The train, operating Amtrak's Silver Star service, originated at Pennsylvania Station in New York and was bound for Miami. The Lexington Sheriff's Department said on Twitter that the crash occurred near Charleston Highway and Pine Ridge Road, close to Pine Ridge, SC. All passengers have been removed from the train, officials said. Capt. Adam Myrick of the Lexington County Sheriff's Department said that the uninjured had been taken to a Red Cross reception site. "We know that they are shaken up quite a bit," he said. "We know that this is unlike anything else that they have ever been through, so we wanted to get them out of the cold, get them out of the weather, get them to a warm place." The Red Cross said on Twitter that "disaster trained volunteers" were responding to the accident. Cahill said a hazardous materials team had been called to the site because roughly 5,000 gallons of fuel had spilled as a result of the collision.

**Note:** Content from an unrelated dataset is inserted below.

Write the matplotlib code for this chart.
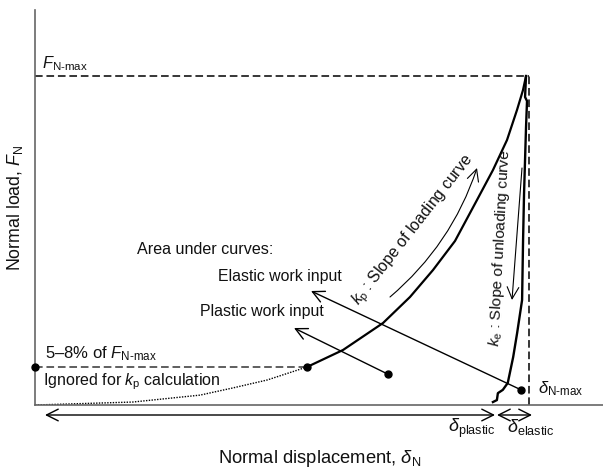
import matplotlib
matplotlib.use("Agg")
import matplotlib.pyplot as plt
from matplotlib.patches import FancyArrowPatch

plt.rcParams['font.family'] = ['Liberation Sans', 'DejaVu Sans']
plt.rcParams['mathtext.fontset'] = 'custom'
plt.rcParams['mathtext.rm'] = 'Liberation Sans'
plt.rcParams['mathtext.it'] = 'Liberation Sans:italic'
plt.rcParams['mathtext.bf'] = 'Liberation Sans:bold'

# ---- data (normalised: F / F_N-max, delta / delta_N-max) ----
F_max = 1.0
d_max = 1.0
threshold = 0.1155          # 5-8 % of F_N-max

ignored_disp = [0.0, 0.198, 0.334, 0.401, 0.470, 0.5506]
ignored_load = [0.0, 0.009, 0.030, 0.052, 0.076, 0.1155]

load_disp = [0.5506, 0.6235, 0.7045, 0.7591, 0.8057, 0.8502, 0.8947,
             0.9271, 0.9555, 0.9757, 0.9879, 0.994]
load_load = [0.1155, 0.1672, 0.2492, 0.3283, 0.4103, 0.4985, 0.6231,
             0.7143, 0.8055, 0.8967, 0.9574, 1.0]

unload_disp = [0.994, 0.992, 0.996, 0.994, 0.992, 0.990, 0.988, 0.986,
               0.976, 0.968, 0.957, 0.947, 0.937, 0.935, 0.927]
unload_load = [1.0, 0.936, 0.924, 0.845, 0.745, 0.644, 0.502, 0.319,
               0.219, 0.146, 0.067, 0.046, 0.036, 0.015, 0.009]

plastic_pt = (0.714, 0.094)
elastic_pt = (0.984, 0.046)

# ---- figure ----
W, H = 603, 471
fig = plt.figure(figsize=(W / 100, H / 100), dpi=100)
X0, Y0 = 35, 405           # axes origin in pixels
SX, SY = 494, 329          # pixels per unit
ax = fig.add_axes([X0 / W, (H - Y0) / H, (W - X0) / W, (Y0 - 10) / H])
ax.set_xlim(0, (W - X0) / SX)
ax.set_ylim(0, (Y0 - 10) / SY)


def P(px, py):
    return ((px - X0) / SX, (Y0 - py) / SY)


for s in ['top', 'right']:
    ax.spines[s].set_visible(False)
for s in ['left', 'bottom']:
    ax.spines[s].set_color('#666666')
    ax.spines[s].set_linewidth(1.2)
ax.set_xticks([])
ax.set_yticks([])

dash = (0, (5, 2.5))
ax.plot([0, d_max], [F_max, F_max], color='black', lw=1.1, ls=dash)
ax.plot([d_max, d_max], [0, F_max], color='black', lw=1.1, ls=dash)
ax.plot([0, load_disp[0]], [threshold, threshold], color='#333333', lw=1.1, ls=dash)

ax.plot(ignored_disp, ignored_load, color='black', lw=1.0, ls=(0, (1, 1)))
ax.plot(load_disp, load_load, color='black', lw=1.6, solid_capstyle='round')
ax.plot(unload_disp, unload_load, color='black', lw=1.7, solid_joinstyle='round')

ax.plot([0, load_disp[0], plastic_pt[0], elastic_pt[0]],
        [threshold, threshold, plastic_pt[1], elastic_pt[1]],
        'o', color='black', ms=5, clip_on=False, zorder=5)

astyle = '->,head_length=0.7,head_width=0.35'
def arrow(p0, p1, style=astyle, rad=0.0, lw=1.0):
    a = FancyArrowPatch(p0, p1, arrowstyle=style, mutation_scale=12,
                        connectionstyle=f'arc3,rad={rad}', color='black',
                        lw=lw, clip_on=False, shrinkA=0, shrinkB=0)
    ax.add_patch(a)

arrow(elastic_pt, P(311, 291))
arrow(plastic_pt, P(294, 328))
arrow(P(390, 297), P(477, 168), rad=0.14, lw=0.8)
arrow(P(522, 168), P(512, 300), lw=0.8)
dstyle = '<->,head_length=0.7,head_width=0.35'
arrow(P(45, 415), P(495, 415), style=dstyle)
arrow(P(497, 415), P(532, 415), style=dstyle)

fs = 11.7
def T(px, py, s, **kw):
    x, y = P(px, py)
    kw.setdefault('ha', 'left')
    kw.setdefault('va', 'baseline')
    ax.text(x, y, s, fontsize=kw.pop('fontsize', fs), color='#111111',
            clip_on=False, **kw)

T(42, 68, r'$F_{\text{N-max}}$', fontsize=11.8)
T(137, 254, 'Area under curves:', fontsize=11.6)
T(218, 281, 'Elastic work input', fontsize=11.4)
T(200, 316, 'Plastic work input', fontsize=11.4)
T(45, 358, r'5–8% of $F_{\text{N-max}}$', fontsize=12)
T(43, 385, r'Ignored for $k_{\text{p}}$ calculation', fontsize=11.5)
T(538, 393, r'$\delta_{\text{N-max}}$', fontsize=12)
T(448, 432, r'$\delta_{\text{plastic}}$', fontsize=13)
T(507, 432, r'$\delta_{\text{elastic}}$', fontsize=13)
T(413, 230, r'$k_{\text{p}}$ : Slope of loading curve', ha='center', va='center',
  rotation=52, rotation_mode='anchor', fontsize=11.4)
T(500, 248, r'$k_{\text{e}}$ : Slope of unloading curve', ha='center', va='center',
  rotation=87, rotation_mode='anchor', fontsize=11.1)
T(320, 463, r'Normal displacement, $\delta_{\text{N}}$', ha='center', fontsize=13.2)
T(15, 208, r'Normal load, $F_{\text{N}}$', ha='center', va='center', rotation=90,
  fontsize=12.8)

fig.savefig('out.png', dpi=100)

"We were able to secure two leaks of fuel from the trains," he said, adding there was "no threat to the public at this time." "This is not our first train derailment," said Derrec Becker of the South Carolina Emergency Management Division, citing a fatal derailment in January 2005. A 42-car freight train operated by Norfolk Southern crashed into a smaller train near Granitteville, S.C., killing eight people, injuring more than 200 and leaking chlorine gas.
"It's unfortunate that we have two fatalities," he said of the crash on Sunday. "Our hearts are with those families right now." Senator Tim E. Scott, Republican of South Carolina, also expressed his condolences on Twitter to the families of those killed and those injured. Derek Pettaway, a passenger on the train, told CNN that he had been asleep at the time of the crash, but that officials reacted swiftly and passengers were led off quickly.
"Nobody was panicking, people were in shock more than anything," he said, according to The State's website.
He said it was too dark to see much, but most of the cars he glimpsed ended up off the tracks but upright.
Amtrak has had a number of high-profile crashes and derailments over the years, leading to criticism from consumer advocates and government officials. Federal Railroad Administration statistics have shown that in recent years the agency has had an average of about two derailments a month, accounting for about one-quarter of all the accidents it reports.